> Data:

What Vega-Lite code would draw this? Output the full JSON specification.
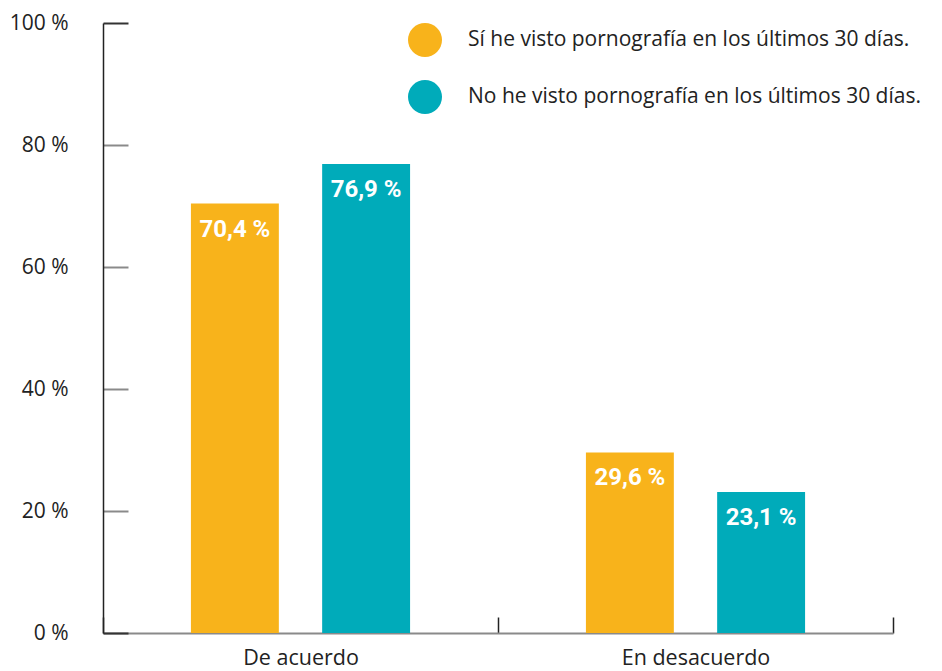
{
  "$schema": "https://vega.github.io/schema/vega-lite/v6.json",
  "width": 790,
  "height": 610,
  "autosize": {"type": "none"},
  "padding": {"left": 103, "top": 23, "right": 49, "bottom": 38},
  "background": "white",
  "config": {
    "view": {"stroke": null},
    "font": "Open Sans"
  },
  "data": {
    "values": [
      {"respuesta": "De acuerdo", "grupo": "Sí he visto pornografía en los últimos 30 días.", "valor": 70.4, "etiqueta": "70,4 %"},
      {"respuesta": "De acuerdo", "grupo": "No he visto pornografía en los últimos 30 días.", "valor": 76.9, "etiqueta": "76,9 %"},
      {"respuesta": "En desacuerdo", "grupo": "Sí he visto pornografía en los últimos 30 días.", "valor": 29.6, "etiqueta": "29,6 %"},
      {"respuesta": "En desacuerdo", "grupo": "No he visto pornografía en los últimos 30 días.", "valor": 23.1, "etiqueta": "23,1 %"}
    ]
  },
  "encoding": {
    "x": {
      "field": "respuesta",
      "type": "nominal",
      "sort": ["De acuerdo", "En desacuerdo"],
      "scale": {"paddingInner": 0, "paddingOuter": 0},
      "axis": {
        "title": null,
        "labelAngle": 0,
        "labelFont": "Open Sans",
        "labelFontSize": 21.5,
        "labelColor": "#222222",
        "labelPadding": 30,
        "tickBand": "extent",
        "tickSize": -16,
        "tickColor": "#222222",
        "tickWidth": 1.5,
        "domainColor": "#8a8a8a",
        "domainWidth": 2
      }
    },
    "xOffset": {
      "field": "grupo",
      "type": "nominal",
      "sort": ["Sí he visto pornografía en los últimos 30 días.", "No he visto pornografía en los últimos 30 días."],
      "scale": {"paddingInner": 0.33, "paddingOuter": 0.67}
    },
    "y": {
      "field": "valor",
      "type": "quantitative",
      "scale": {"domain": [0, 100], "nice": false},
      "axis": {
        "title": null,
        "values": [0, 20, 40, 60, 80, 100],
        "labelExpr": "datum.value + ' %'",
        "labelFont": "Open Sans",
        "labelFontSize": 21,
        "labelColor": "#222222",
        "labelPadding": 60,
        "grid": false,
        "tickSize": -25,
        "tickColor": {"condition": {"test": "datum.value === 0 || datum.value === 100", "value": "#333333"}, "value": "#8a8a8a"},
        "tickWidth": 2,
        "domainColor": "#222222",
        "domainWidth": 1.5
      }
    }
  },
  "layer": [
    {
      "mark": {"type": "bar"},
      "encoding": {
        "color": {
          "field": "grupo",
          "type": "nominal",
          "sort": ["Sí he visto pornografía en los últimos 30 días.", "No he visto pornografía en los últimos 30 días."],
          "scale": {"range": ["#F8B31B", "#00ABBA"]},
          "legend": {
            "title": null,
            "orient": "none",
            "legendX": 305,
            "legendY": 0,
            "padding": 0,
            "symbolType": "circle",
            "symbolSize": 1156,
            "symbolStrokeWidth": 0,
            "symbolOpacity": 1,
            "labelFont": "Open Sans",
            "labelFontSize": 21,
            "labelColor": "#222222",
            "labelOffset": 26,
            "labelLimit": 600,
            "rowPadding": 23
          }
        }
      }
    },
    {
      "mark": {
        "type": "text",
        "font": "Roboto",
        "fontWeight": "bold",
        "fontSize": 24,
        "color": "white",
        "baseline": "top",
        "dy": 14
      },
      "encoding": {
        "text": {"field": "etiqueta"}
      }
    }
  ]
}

> Objective: All of the lines above should be retyped precisely, apart from the pictures.

> Final result:
What Vega-Lite code would draw this? Output the full JSON specification.
{
  "$schema": "https://vega.github.io/schema/vega-lite/v6.json",
  "width": 790,
  "height": 610,
  "autosize": {"type": "none"},
  "padding": {"left": 103, "top": 23, "right": 49, "bottom": 38},
  "background": "white",
  "config": {
    "view": {"stroke": null},
    "font": "Open Sans"
  },
  "data": {
    "values": [
      {"respuesta": "De acuerdo", "grupo": "Sí he visto pornografía en los últimos 30 días.", "valor": 70.4, "etiqueta": "70,4 %"},
      {"respuesta": "De acuerdo", "grupo": "No he visto pornografía en los últimos 30 días.", "valor": 76.9, "etiqueta": "76,9 %"},
      {"respuesta": "En desacuerdo", "grupo": "Sí he visto pornografía en los últimos 30 días.", "valor": 29.6, "etiqueta": "29,6 %"},
      {"respuesta": "En desacuerdo", "grupo": "No he visto pornografía en los últimos 30 días.", "valor": 23.1, "etiqueta": "23,1 %"}
    ]
  },
  "encoding": {
    "x": {
      "field": "respuesta",
      "type": "nominal",
      "sort": ["De acuerdo", "En desacuerdo"],
      "scale": {"paddingInner": 0, "paddingOuter": 0},
      "axis": {
        "title": null,
        "labelAngle": 0,
        "labelFont": "Open Sans",
        "labelFontSize": 21.5,
        "labelColor": "#222222",
        "labelPadding": 30,
        "tickBand": "extent",
        "tickSize": -16,
        "tickColor": "#222222",
        "tickWidth": 1.5,
        "domainColor": "#8a8a8a",
        "domainWidth": 2
      }
    },
    "xOffset": {
      "field": "grupo",
      "type": "nominal",
      "sort": ["Sí he visto pornografía en los últimos 30 días.", "No he visto pornografía en los últimos 30 días."],
      "scale": {"paddingInner": 0.33, "paddingOuter": 0.67}
    },
    "y": {
      "field": "valor",
      "type": "quantitative",
      "scale": {"domain": [0, 100], "nice": false},
      "axis": {
        "title": null,
        "values": [0, 20, 40, 60, 80, 100],
        "labelExpr": "datum.value + ' %'",
        "labelFont": "Open Sans",
        "labelFontSize": 21,
        "labelColor": "#222222",
        "labelPadding": 60,
        "grid": false,
        "tickSize": -25,
        "tickColor": {"condition": {"test": "datum.value === 0 || datum.value === 100", "value": "#333333"}, "value": "#8a8a8a"},
        "tickWidth": 2,
        "domainColor": "#222222",
        "domainWidth": 1.5
      }
    }
  },
  "layer": [
    {
      "mark": {"type": "bar"},
      "encoding": {
        "color": {
          "field": "grupo",
          "type": "nominal",
          "sort": ["Sí he visto pornografía en los últimos 30 días.", "No he visto pornografía en los últimos 30 días."],
          "scale": {"range": ["#F8B31B", "#00ABBA"]},
          "legend": {
            "title": null,
            "orient": "none",
            "legendX": 305,
            "legendY": 0,
            "padding": 0,
            "symbolType": "circle",
            "symbolSize": 1156,
            "symbolStrokeWidth": 0,
            "symbolOpacity": 1,
            "labelFont": "Open Sans",
            "labelFontSize": 21,
            "labelColor": "#222222",
            "labelOffset": 26,
            "labelLimit": 600,
            "rowPadding": 23
          }
        }
      }
    },
    {
      "mark": {
        "type": "text",
        "font": "Roboto",
        "fontWeight": "bold",
        "fontSize": 24,
        "color": "white",
        "baseline": "top",
        "dy": 14
      },
      "encoding": {
        "text": {"field": "etiqueta"}
      }
    }
  ]
}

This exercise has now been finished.